*Written request*: Reproduce the listing below without changes, except that pictures are left out.

*Supplied data*:
★ ★ ★ ★ ★

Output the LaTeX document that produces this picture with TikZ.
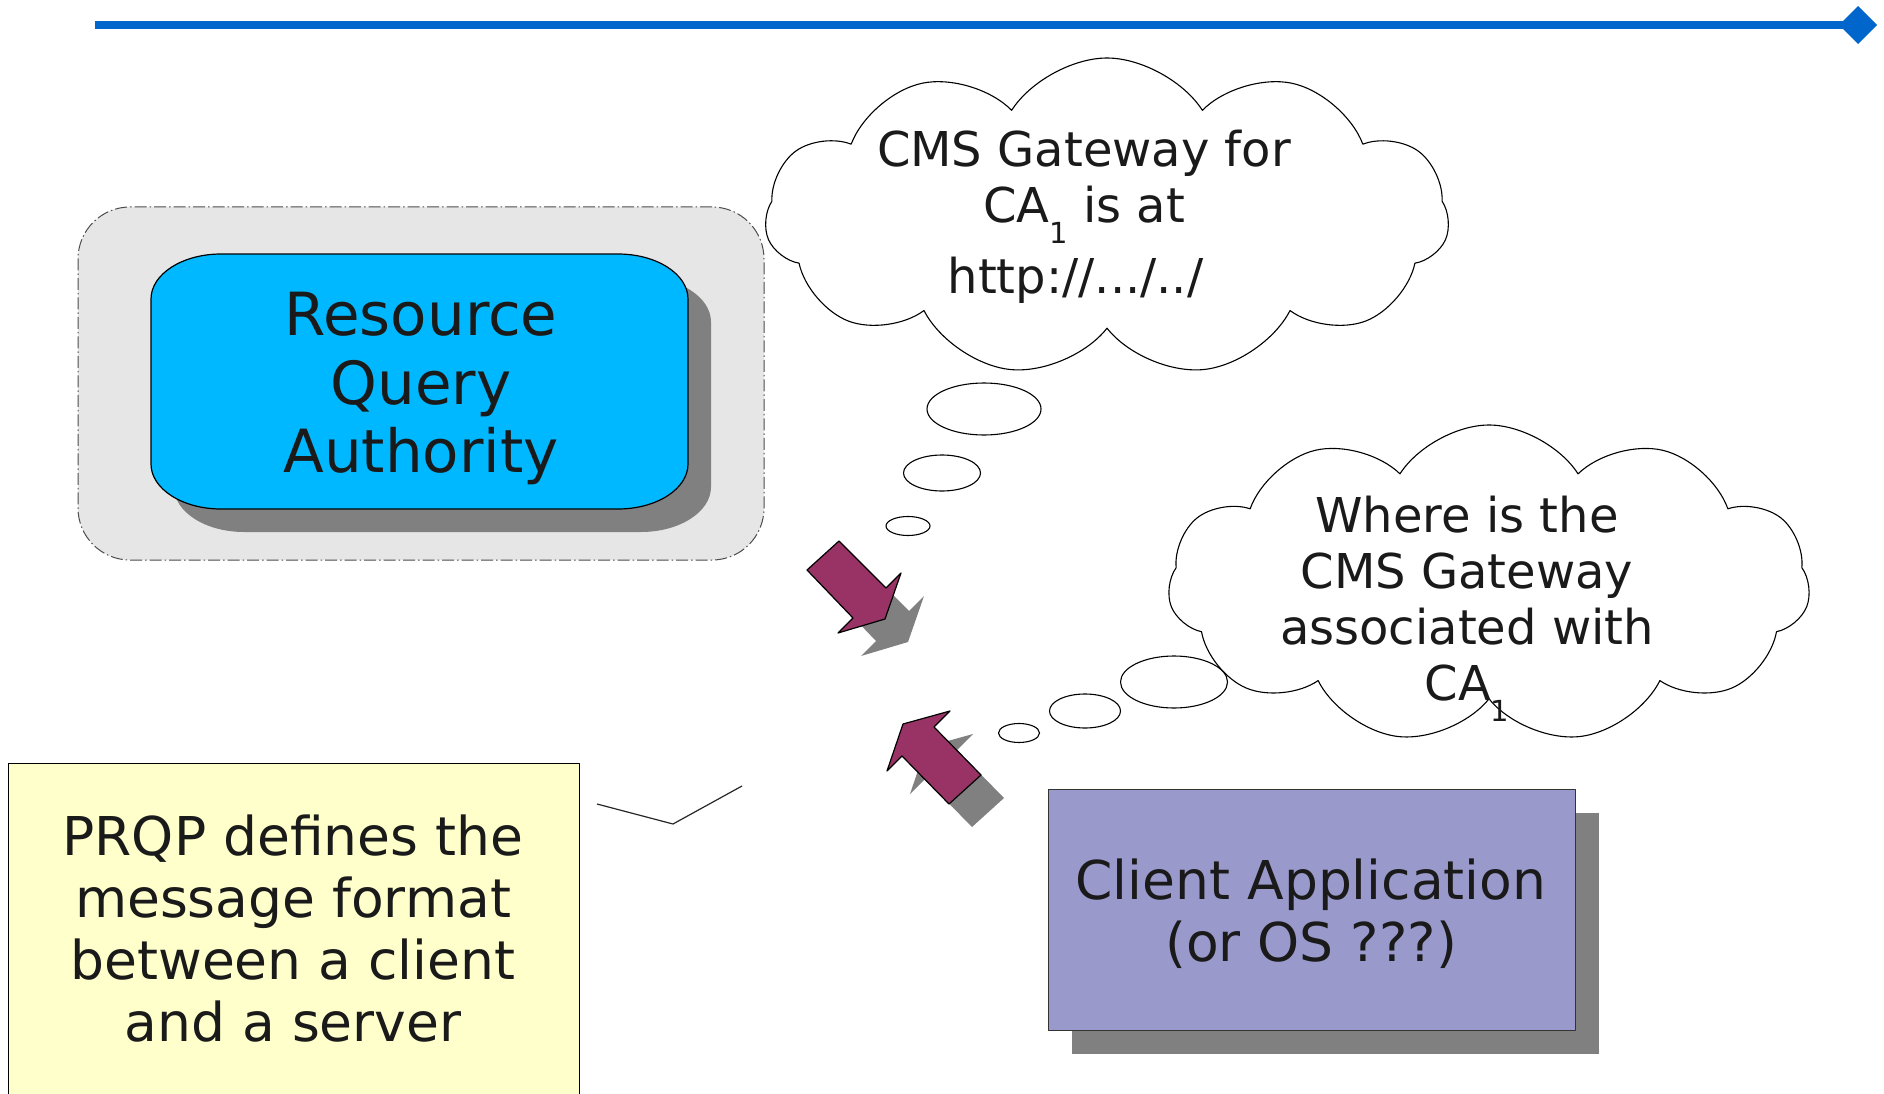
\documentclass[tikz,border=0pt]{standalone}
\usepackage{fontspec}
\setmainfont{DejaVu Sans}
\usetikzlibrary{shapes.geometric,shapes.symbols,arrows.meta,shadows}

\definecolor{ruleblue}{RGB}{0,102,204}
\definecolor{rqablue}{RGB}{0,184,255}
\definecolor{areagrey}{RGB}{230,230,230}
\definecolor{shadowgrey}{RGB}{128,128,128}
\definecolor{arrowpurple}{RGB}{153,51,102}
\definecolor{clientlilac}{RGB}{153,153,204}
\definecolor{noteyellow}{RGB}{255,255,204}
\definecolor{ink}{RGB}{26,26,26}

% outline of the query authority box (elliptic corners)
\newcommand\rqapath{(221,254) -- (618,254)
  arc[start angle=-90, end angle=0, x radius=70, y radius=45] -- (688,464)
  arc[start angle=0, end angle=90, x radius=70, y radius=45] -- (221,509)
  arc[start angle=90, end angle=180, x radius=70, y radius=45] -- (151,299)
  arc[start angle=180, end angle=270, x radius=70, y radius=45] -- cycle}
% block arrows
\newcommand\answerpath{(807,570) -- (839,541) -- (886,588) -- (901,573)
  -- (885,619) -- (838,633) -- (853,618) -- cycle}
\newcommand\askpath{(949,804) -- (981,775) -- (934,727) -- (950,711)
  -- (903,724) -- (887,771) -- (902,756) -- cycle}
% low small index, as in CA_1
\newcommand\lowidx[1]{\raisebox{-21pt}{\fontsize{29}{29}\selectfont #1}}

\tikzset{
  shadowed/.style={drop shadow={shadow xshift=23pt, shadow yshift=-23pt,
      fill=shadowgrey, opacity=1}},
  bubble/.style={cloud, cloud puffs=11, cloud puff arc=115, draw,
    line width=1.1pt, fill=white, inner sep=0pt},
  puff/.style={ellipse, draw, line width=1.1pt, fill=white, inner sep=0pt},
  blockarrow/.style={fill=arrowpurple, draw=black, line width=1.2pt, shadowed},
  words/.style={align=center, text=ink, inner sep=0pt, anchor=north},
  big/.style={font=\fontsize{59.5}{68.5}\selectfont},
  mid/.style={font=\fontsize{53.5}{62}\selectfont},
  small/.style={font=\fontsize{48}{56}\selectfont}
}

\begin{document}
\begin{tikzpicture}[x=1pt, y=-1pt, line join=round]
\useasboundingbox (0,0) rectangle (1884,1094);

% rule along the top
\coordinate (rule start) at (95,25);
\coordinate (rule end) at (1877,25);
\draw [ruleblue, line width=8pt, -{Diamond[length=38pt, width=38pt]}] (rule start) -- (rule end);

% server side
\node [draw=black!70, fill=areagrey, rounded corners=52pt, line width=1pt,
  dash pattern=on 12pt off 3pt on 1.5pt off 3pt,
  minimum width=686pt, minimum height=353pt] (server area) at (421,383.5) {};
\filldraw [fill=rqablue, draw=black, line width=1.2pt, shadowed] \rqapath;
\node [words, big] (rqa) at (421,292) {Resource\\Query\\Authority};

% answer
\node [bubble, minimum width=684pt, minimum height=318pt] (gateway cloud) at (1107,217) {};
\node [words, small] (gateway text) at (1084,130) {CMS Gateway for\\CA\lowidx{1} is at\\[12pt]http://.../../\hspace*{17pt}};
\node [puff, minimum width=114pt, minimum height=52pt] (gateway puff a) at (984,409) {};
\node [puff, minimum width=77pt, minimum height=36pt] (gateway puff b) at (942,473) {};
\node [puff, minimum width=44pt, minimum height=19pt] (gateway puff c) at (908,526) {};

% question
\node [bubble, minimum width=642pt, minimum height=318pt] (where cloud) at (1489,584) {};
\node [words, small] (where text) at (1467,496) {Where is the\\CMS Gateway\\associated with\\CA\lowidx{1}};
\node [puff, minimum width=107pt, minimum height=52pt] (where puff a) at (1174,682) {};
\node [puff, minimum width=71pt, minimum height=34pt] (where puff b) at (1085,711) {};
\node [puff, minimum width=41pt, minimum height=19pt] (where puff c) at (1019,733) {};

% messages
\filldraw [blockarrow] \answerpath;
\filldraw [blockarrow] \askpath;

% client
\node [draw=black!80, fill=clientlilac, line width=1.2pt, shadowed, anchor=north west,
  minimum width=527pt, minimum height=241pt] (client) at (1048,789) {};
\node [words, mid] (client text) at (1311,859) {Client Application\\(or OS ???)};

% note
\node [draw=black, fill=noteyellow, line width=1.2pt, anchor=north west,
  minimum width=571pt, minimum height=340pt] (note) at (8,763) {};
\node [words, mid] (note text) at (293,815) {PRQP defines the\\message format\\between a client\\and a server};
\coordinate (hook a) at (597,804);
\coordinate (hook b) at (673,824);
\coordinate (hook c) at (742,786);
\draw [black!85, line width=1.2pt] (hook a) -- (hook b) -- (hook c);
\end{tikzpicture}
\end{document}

★ ★ ★ ★ ★

*The response*:
Output the LaTeX document that produces this picture with TikZ.
\documentclass[tikz,border=0pt]{standalone}
\usepackage{fontspec}
\setmainfont{DejaVu Sans}
\usetikzlibrary{shapes.geometric,shapes.symbols,arrows.meta,shadows}

\definecolor{ruleblue}{RGB}{0,102,204}
\definecolor{rqablue}{RGB}{0,184,255}
\definecolor{areagrey}{RGB}{230,230,230}
\definecolor{shadowgrey}{RGB}{128,128,128}
\definecolor{arrowpurple}{RGB}{153,51,102}
\definecolor{clientlilac}{RGB}{153,153,204}
\definecolor{noteyellow}{RGB}{255,255,204}
\definecolor{ink}{RGB}{26,26,26}

% outline of the query authority box (elliptic corners)
\newcommand\rqapath{(221,254) -- (618,254)
  arc[start angle=-90, end angle=0, x radius=70, y radius=45] -- (688,464)
  arc[start angle=0, end angle=90, x radius=70, y radius=45] -- (221,509)
  arc[start angle=90, end angle=180, x radius=70, y radius=45] -- (151,299)
  arc[start angle=180, end angle=270, x radius=70, y radius=45] -- cycle}
% block arrows
\newcommand\answerpath{(807,570) -- (839,541) -- (886,588) -- (901,573)
  -- (885,619) -- (838,633) -- (853,618) -- cycle}
\newcommand\askpath{(949,804) -- (981,775) -- (934,727) -- (950,711)
  -- (903,724) -- (887,771) -- (902,756) -- cycle}
% low small index, as in CA_1
\newcommand\lowidx[1]{\raisebox{-21pt}{\fontsize{29}{29}\selectfont #1}}

\tikzset{
  shadowed/.style={drop shadow={shadow xshift=23pt, shadow yshift=-23pt,
      fill=shadowgrey, opacity=1}},
  bubble/.style={cloud, cloud puffs=11, cloud puff arc=115, draw,
    line width=1.1pt, fill=white, inner sep=0pt},
  puff/.style={ellipse, draw, line width=1.1pt, fill=white, inner sep=0pt},
  blockarrow/.style={fill=arrowpurple, draw=black, line width=1.2pt, shadowed},
  words/.style={align=center, text=ink, inner sep=0pt, anchor=north},
  big/.style={font=\fontsize{59.5}{68.5}\selectfont},
  mid/.style={font=\fontsize{53.5}{62}\selectfont},
  small/.style={font=\fontsize{48}{56}\selectfont}
}

\begin{document}
\begin{tikzpicture}[x=1pt, y=-1pt, line join=round]
\useasboundingbox (0,0) rectangle (1884,1094);

% rule along the top
\coordinate (rule start) at (95,25);
\coordinate (rule end) at (1877,25);
\draw [ruleblue, line width=8pt, -{Diamond[length=38pt, width=38pt]}] (rule start) -- (rule end);

% server side
\node [draw=black!70, fill=areagrey, rounded corners=52pt, line width=1pt,
  dash pattern=on 12pt off 3pt on 1.5pt off 3pt,
  minimum width=686pt, minimum height=353pt] (server area) at (421,383.5) {};
\filldraw [fill=rqablue, draw=black, line width=1.2pt, shadowed] \rqapath;
\node [words, big] (rqa) at (421,292) {Resource\\Query\\Authority};

% answer
\node [bubble, minimum width=684pt, minimum height=318pt] (gateway cloud) at (1107,217) {};
\node [words, small] (gateway text) at (1084,130) {CMS Gateway for\\CA\lowidx{1} is at\\[12pt]http://.../../\hspace*{17pt}};
\node [puff, minimum width=114pt, minimum height=52pt] (gateway puff a) at (984,409) {};
\node [puff, minimum width=77pt, minimum height=36pt] (gateway puff b) at (942,473) {};
\node [puff, minimum width=44pt, minimum height=19pt] (gateway puff c) at (908,526) {};

% question
\node [bubble, minimum width=642pt, minimum height=318pt] (where cloud) at (1489,584) {};
\node [words, small] (where text) at (1467,496) {Where is the\\CMS Gateway\\associated with\\CA\lowidx{1}};
\node [puff, minimum width=107pt, minimum height=52pt] (where puff a) at (1174,682) {};
\node [puff, minimum width=71pt, minimum height=34pt] (where puff b) at (1085,711) {};
\node [puff, minimum width=41pt, minimum height=19pt] (where puff c) at (1019,733) {};

% messages
\filldraw [blockarrow] \answerpath;
\filldraw [blockarrow] \askpath;

% client
\node [draw=black!80, fill=clientlilac, line width=1.2pt, shadowed, anchor=north west,
  minimum width=527pt, minimum height=241pt] (client) at (1048,789) {};
\node [words, mid] (client text) at (1311,859) {Client Application\\(or OS ???)};

% note
\node [draw=black, fill=noteyellow, line width=1.2pt, anchor=north west,
  minimum width=571pt, minimum height=340pt] (note) at (8,763) {};
\node [words, mid] (note text) at (293,815) {PRQP defines the\\message format\\between a client\\and a server};
\coordinate (hook a) at (597,804);
\coordinate (hook b) at (673,824);
\coordinate (hook c) at (742,786);
\draw [black!85, line width=1.2pt] (hook a) -- (hook b) -- (hook c);
\end{tikzpicture}
\end{document}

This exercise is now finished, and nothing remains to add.